Früherkennung von Gallengangkrebs bei PSC: Bald könnte schon eine Urinprobe reichen
Patientinnen und Patienten mit primär sklerosierender Cholangitis (PSC) haben ein deutlich erhöhtes Risiko, an einem Cholangiokarzinom (Gallengangskrebs) zu erkranken. Bisher ist eine Früherkennung schwierig. Nun deuten Forschungen an der Medizinischen Hochschule Hannover auf eine Lösung hin: Eine gezielte Analyse von Eiweißmustern in Urinproben könnte helfen.
Da Gallengangkrebs schwierig zu behandeln ist, ist die Früherkennung besonders wichtig. Aber sie ist gerade bei PSC-Patienten nicht einfach: Denn Verengungen der Gallengänge, die in bildgebenden Verfahren sichtbar werden, können ein Fortschreiten der PSC, aber auch eine Krebserkrankung anzeigen; bei der Entnahme von Gewebeproben kann der Untersucher entartete Zellen verfehlen; und auch der Wert des Tumormarkers CA 19-9 steigt nicht nur im Falle eines Tumors, sondern auch bei einer PSC-typischen Entzündung der Gallengänge an.
Vor kurzem hatte eine Gruppe von Forschern der Medizinischen Hochschule Hannover erste Ergebnisse vorgelegt, mit denen sie zeigte, dass es möglich ist, anhand einer Analyse von Eiweißstoffen in Gallensäften eine Krebserkrankung von einer aktiven Entzündung zu unterscheiden. Um Gallensäfte zu gewinnen, ist aber immer noch eine ERCP erforderlich, also eine Untersuchung, bei der ein Gerät bis in die Gallengänge des Körpers vordringt.
Nun legt die Forschergruppe nach: Die Eiweißanalyse soll grundsätzlich auch bei Urinproben funktionieren.
Da sie mit diesem Verfahren wissenschaftliches Neuland betraten, wählten die Wissenschaftler ein mehrstufiges Vorgehen:
In der ersten Phase verglichen sie Urinproben von 14 Patient(inn)en mit Cholangiokarzinom mit 26 Proben von Menschen mit anderen Erkrankungen der Gallengänge, darunter 13 von PSC-Patient(inn)en. Sie suchten nach Eiweißstoffen, die besonders charakteristisch für die Proben der Krebserkrankten waren und wurden fündig.

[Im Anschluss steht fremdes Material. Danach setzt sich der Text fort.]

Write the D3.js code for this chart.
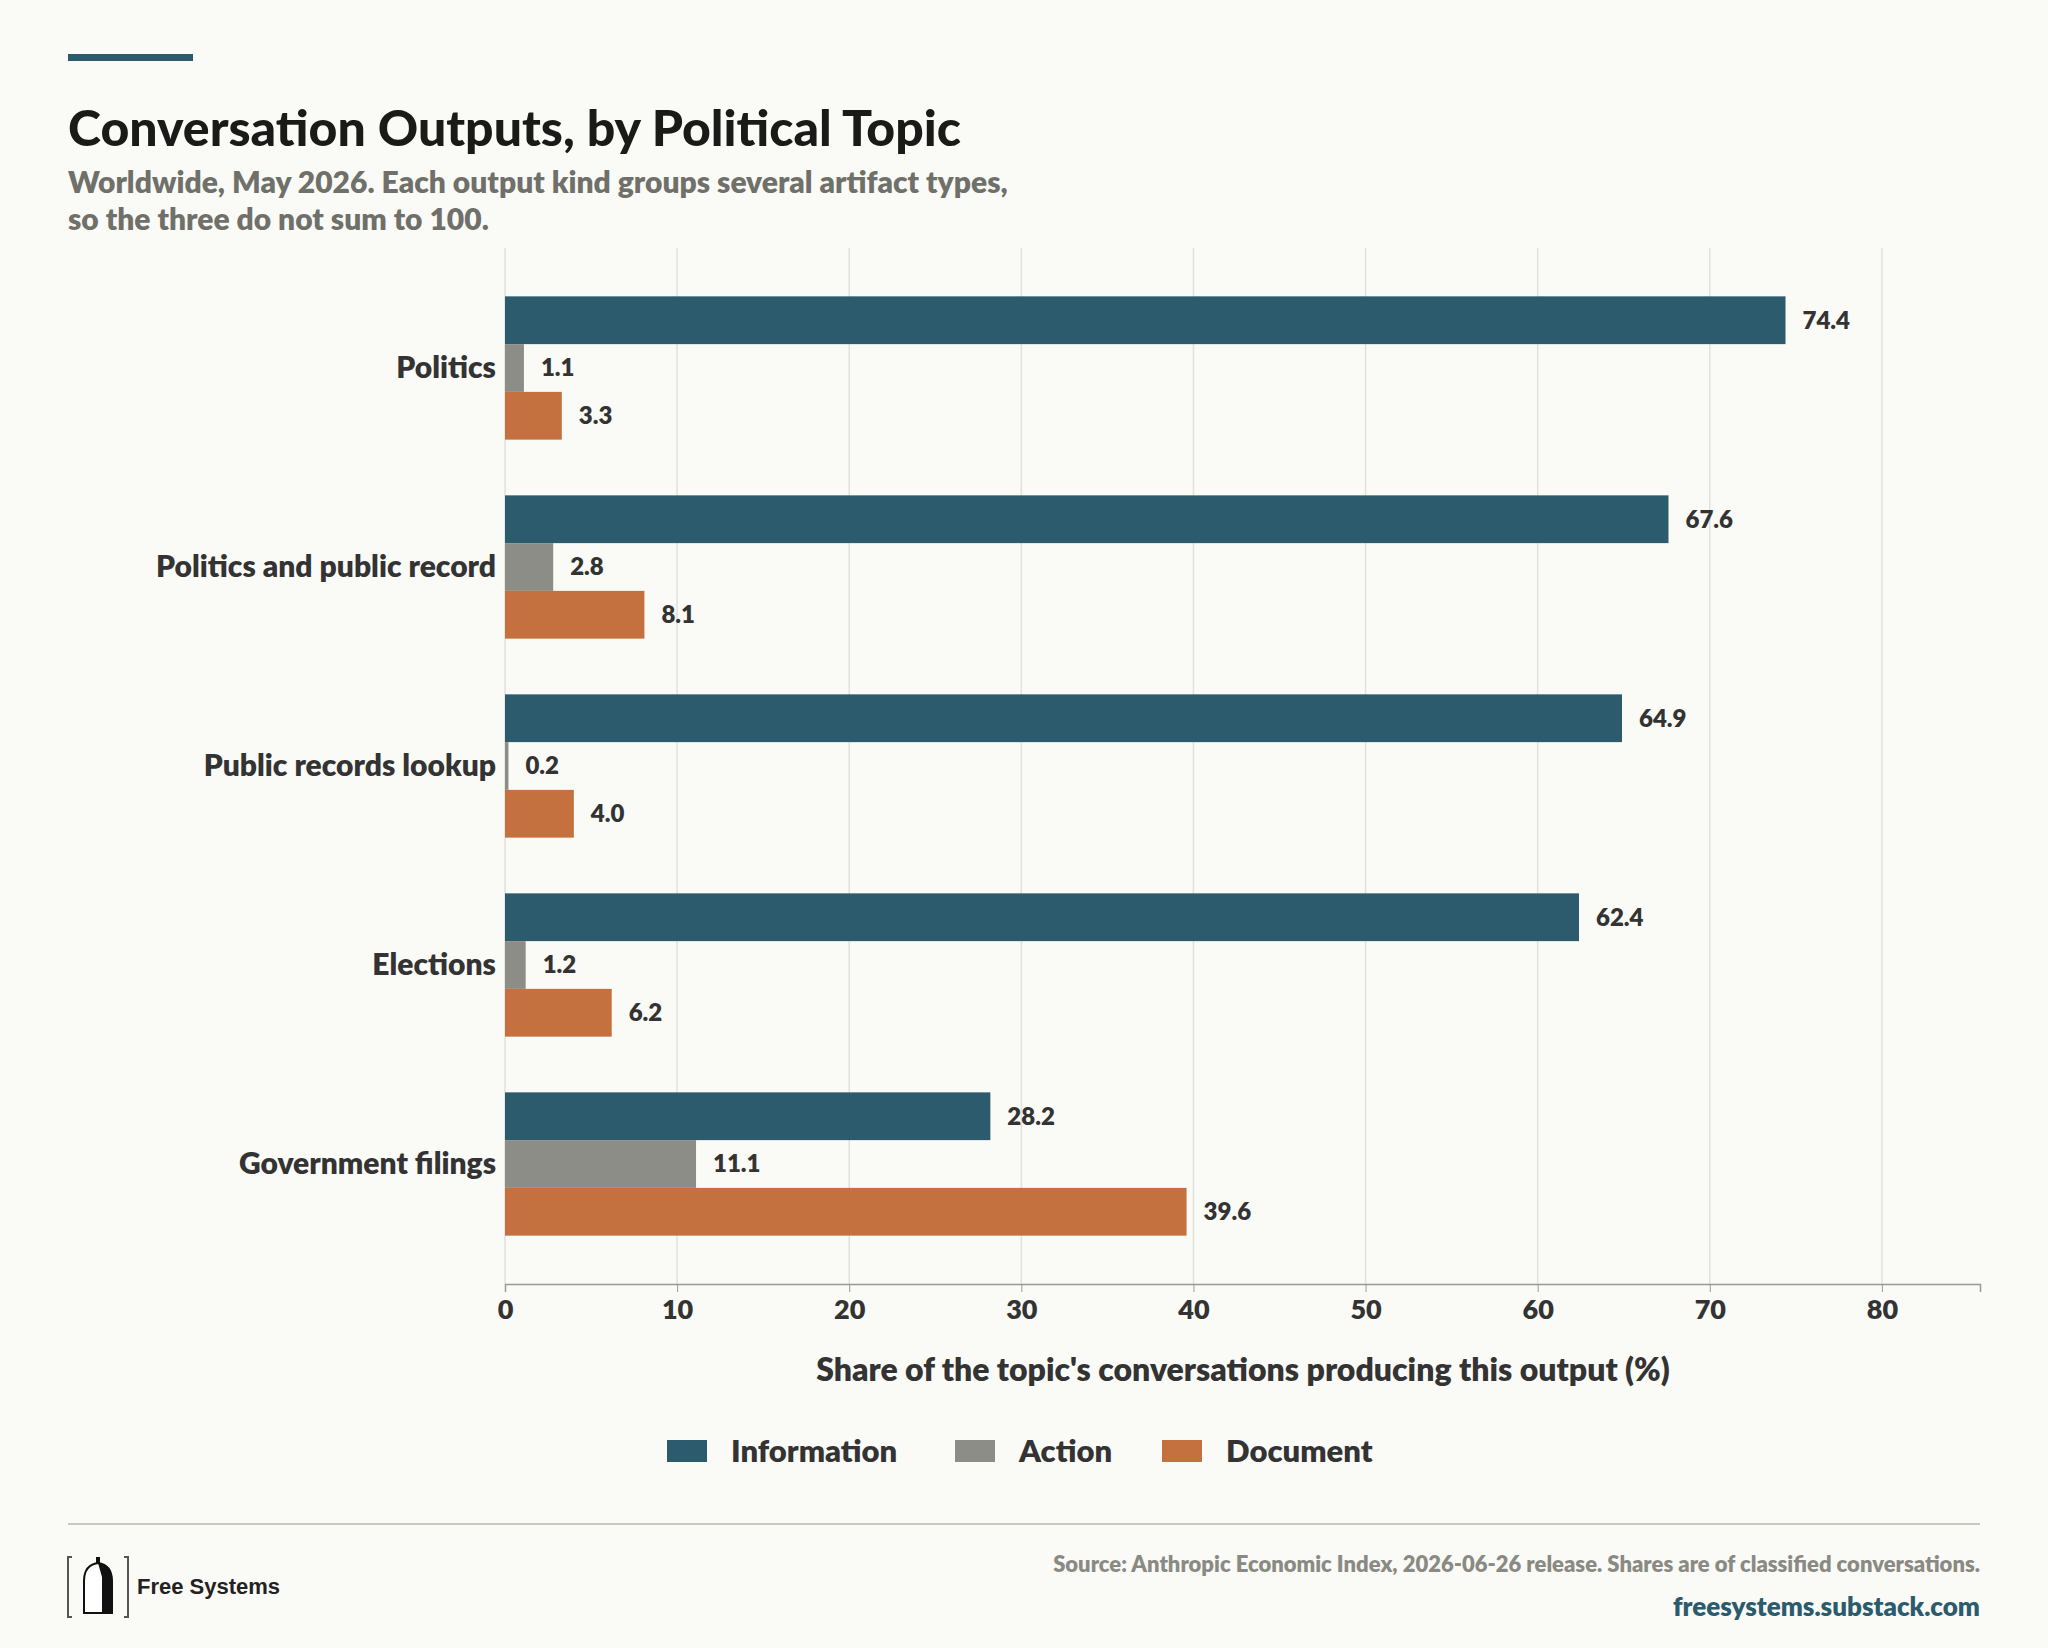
<html>
<head>
    <script src="https://d3js.org/d3.v7.min.js"></script>
    <style>
        body { margin: 0; background: #fafaf6; }
        text { font-family: Lato, "Open Sans", sans-serif; }
    </style>
</head>
<body>
    <svg id="chart"></svg>
    <script>
        var topics = ["Politics", "Politics and public record", "Public records lookup", "Elections", "Government filings"];
        var kinds = ["Information", "Action", "Document"];
        var information = [74.4, 67.6, 64.9, 62.4, 28.2];
        var action = [1.1, 2.8, 0.2, 1.2, 11.1];
        var documentShare = [3.3, 8.1, 4.0, 6.2, 39.6];
        var xTicks = [0, 10, 20, 30, 40, 50, 60, 70, 80];
        var colors = ["#2b5b6d", "#8d8d87", "#c4703f"];

        var W = 2048, H = 1648;
        var plotLeft = 505, plotRight = 1980, plotTop = 248, plotBottom = 1284;
        var svg = d3.select("#chart").attr("width", W).attr("height", H);
        svg.append("rect").attr("width", W).attr("height", H).attr("fill", "#fafaf6");

        var x = d3.scaleLinear().domain([0, 85.7]).range([plotLeft, plotRight]);
        var y = d3.scaleBand().domain(topics).range([plotTop, plotBottom]).paddingInner(0.28).paddingOuter(0.243);
        var sub = d3.scaleBand().domain(kinds).range([0, y.bandwidth()]);

        // gridlines
        svg.append("g").selectAll("line").data(xTicks).enter().append("line")
            .attr("x1", d => x(d)).attr("x2", d => x(d))
            .attr("y1", plotTop).attr("y2", plotBottom)
            .attr("stroke", "#e2e2dc").attr("stroke-width", 1.5);

        var rows = topics.map(function (t, i) {
            return { topic: t, values: [information[i], action[i], documentShare[i]] };
        });
        var g = svg.append("g").selectAll("g").data(rows).enter().append("g")
            .attr("transform", d => "translate(0," + y(d.topic) + ")");
        g.selectAll("rect").data(d => d.values).enter().append("rect")
            .attr("x", x(0)).attr("y", (d, i) => sub(kinds[i]))
            .attr("width", d => x(d) - x(0)).attr("height", sub.bandwidth())
            .attr("fill", (d, i) => colors[i]);
        g.selectAll("text.val").data(d => d.values).enter().append("text")
            .attr("x", d => x(d) + 17).attr("y", (d, i) => sub(kinds[i]) + sub.bandwidth() / 2)
            .attr("dy", "0.35em").attr("font-size", 24).attr("font-weight", 800).attr("fill", "#333")
            .text(d => d.toFixed(1));
        g.append("text").attr("x", 496).attr("y", y.bandwidth() / 2).attr("dy", "0.35em")
            .attr("text-anchor", "end").attr("font-size", 30).attr("font-weight", 800).attr("fill", "#333")
            .text(d => d.topic);

        // x axis
        var ax = svg.append("g").attr("transform", "translate(0," + plotBottom + ")")
            .call(d3.axisBottom(x).tickValues(xTicks).tickSize(8).tickPadding(8));
        ax.select(".domain").attr("stroke", "#999").attr("stroke-width", 1.5);
        ax.selectAll(".tick line").attr("stroke", "#999");
        ax.selectAll("text").attr("font-size", 27).attr("font-weight", 800).attr("fill", "#333")
            .style("font-family", "Lato, sans-serif");
        svg.append("text").attr("x", 1243).attr("y", 1381).attr("text-anchor", "middle")
            .attr("font-size", 32).attr("font-weight", 800).attr("fill", "#333")
            .text("Share of the topic's conversations producing this output (%)");

        // legend
        var legendX = [667, 955, 1162];
        var lg = svg.append("g").selectAll("g").data(kinds).enter().append("g")
            .attr("transform", (d, i) => "translate(" + legendX[i] + ",1451)");
        lg.append("rect").attr("y", -11).attr("width", 40).attr("height", 22).attr("fill", (d, i) => colors[i]);
        lg.append("text").attr("x", 64).attr("dy", "0.35em").attr("font-size", 31).attr("font-weight", 800)
            .attr("fill", "#333").text(d => d);

        // header
        svg.append("rect").attr("x", 68).attr("y", 54).attr("width", 125).attr("height", 7).attr("fill", "#2b5b6d");
        svg.append("text").attr("x", 68).attr("y", 146).attr("font-size", 50).attr("font-weight", 900)
            .attr("fill", "#1a1a18").text("Conversation Outputs, by Political Topic");
        svg.append("text").attr("x", 68).attr("y", 193).attr("font-size", 30).attr("font-weight", 800)
            .attr("fill", "#70706a").text("Worldwide, May 2026. Each output kind groups several artifact types,");
        svg.append("text").attr("x", 68).attr("y", 230).attr("font-size", 30).attr("font-weight", 800)
            .attr("fill", "#70706a").text("so the three do not sum to 100.");

        // footer
        svg.append("line").attr("x1", 68).attr("x2", 1980).attr("y1", 1524).attr("y2", 1524)
            .attr("stroke", "#c8c8c0").attr("stroke-width", 2);
        svg.append("text").attr("x", 1980).attr("y", 1572).attr("text-anchor", "end").attr("font-size", 22)
            .attr("font-weight", 800).attr("fill", "#8a8a84")
            .text("Source: Anthropic Economic Index, 2026-06-26 release. Shares are of classified conversations.");
        svg.append("text").attr("x", 1980).attr("y", 1616).attr("text-anchor", "end").attr("font-size", 26)
            .attr("font-weight", 800).attr("fill", "#2b5b6d").text("freesystems.substack.com");

        // logo
        var logo = svg.append("g").attr("transform", "translate(68,1557)");
        logo.append("path").attr("d", "M4,0 H0 V60 H4 M56,0 H60 V60 H56").attr("fill", "none")
            .attr("stroke", "#555").attr("stroke-width", 2);
        logo.append("path").attr("d", "M16,56 V24 Q16,8 30,6 Q44,8 44,24 V56 Z").attr("fill", "#fff").attr("stroke", "#111").attr("stroke-width", 2);
        logo.append("path").attr("d", "M30,6 Q44,8 44,24 V56 H34 V20 Z").attr("fill", "#111");
        logo.append("rect").attr("x", 28).attr("y", 0).attr("width", 4).attr("height", 6).attr("fill", "#111");
        svg.append("text").attr("x", 137).attr("y", 1594).attr("font-size", 22).attr("font-weight", 700)
            .attr("fill", "#222").style("font-family", "Liberation Sans, Arial, sans-serif").text("Free Systems");
    </script>
</body>
</html>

In der zweiten Phase wurde das entwickelte Peptid-Marker-Modell dann anhand von 123 neuen Urinproben überprüft. Darunter waren 42 Proben von Patient(inn)en mit Cholangiokarzinom, von denen 10 die Krebserkrankung zusätzlich zu einer PSC hatten. Hinzu kamen 45 weitere Proben von Personen mit einer ausschließlichen PSC-Erkrankung und 36 von Personen mit anderen gutartigen Gallenerkrankungen.
Mithilfe der Eiweißuntersuchung (Proteomanalyse) konnten 64 der 81 Nicht-Krebserkrankungen und 35 der 42 Krebserkrankungen zuverlässig erkannt werden, in der zweiten Gruppe alle 10 Fälle der Kombination von PSC und Cholangiokarzinom.
In einer dritten Phase betrachteten die Forscher von den Patient(inn)en, von denen sowohl Urinproben als auch Gallensaftproben vorlagen, beide Probenarten in Kombination. Das war bei jeweils neun Patient(inn)en mit Cholangiokarzinom, neun mit PSC und neun mit anderen gutartigen Gallenerkrankungen möglich und verbesserte die Ergebnisse soweit, dass die Krebserkrankungen vollständig identifiziert werden konnten.
Die Forscher haben auch versucht, einen Bluttest für die Erkennung von Gallengangskrebs zu entwickeln, haben hier aber kein klares Proteinmuster gefunden, da die Werte innerhalb des Blutes zu sehr schwanken.
Sie gehen aber davon aus, dass der Urintest eine neue Möglichkeit darstellt, PSC-Patient(inn)en besser zu überwachen und Gallengangkrebs frühzeitig zu erkennen.
Quelle: Metzger, Jochen / Negm, Ahmed A. / Plentz, Ruben R. / Weismüller, Tobias J. / Wedemeyer, Jochen / Karlsen, Tom H. / Dakna, Mohammed / Mullen, William / Mischak, Harald / Manns, Michael P. / Lankisch, Tim O: Urine proteomic analysis differentiates cholangiocarcinoma from primary sclerosing cholangitis and other benign biliary disorders. In: Gut 2012, doi:10.1136/gutjnl-2012-302047.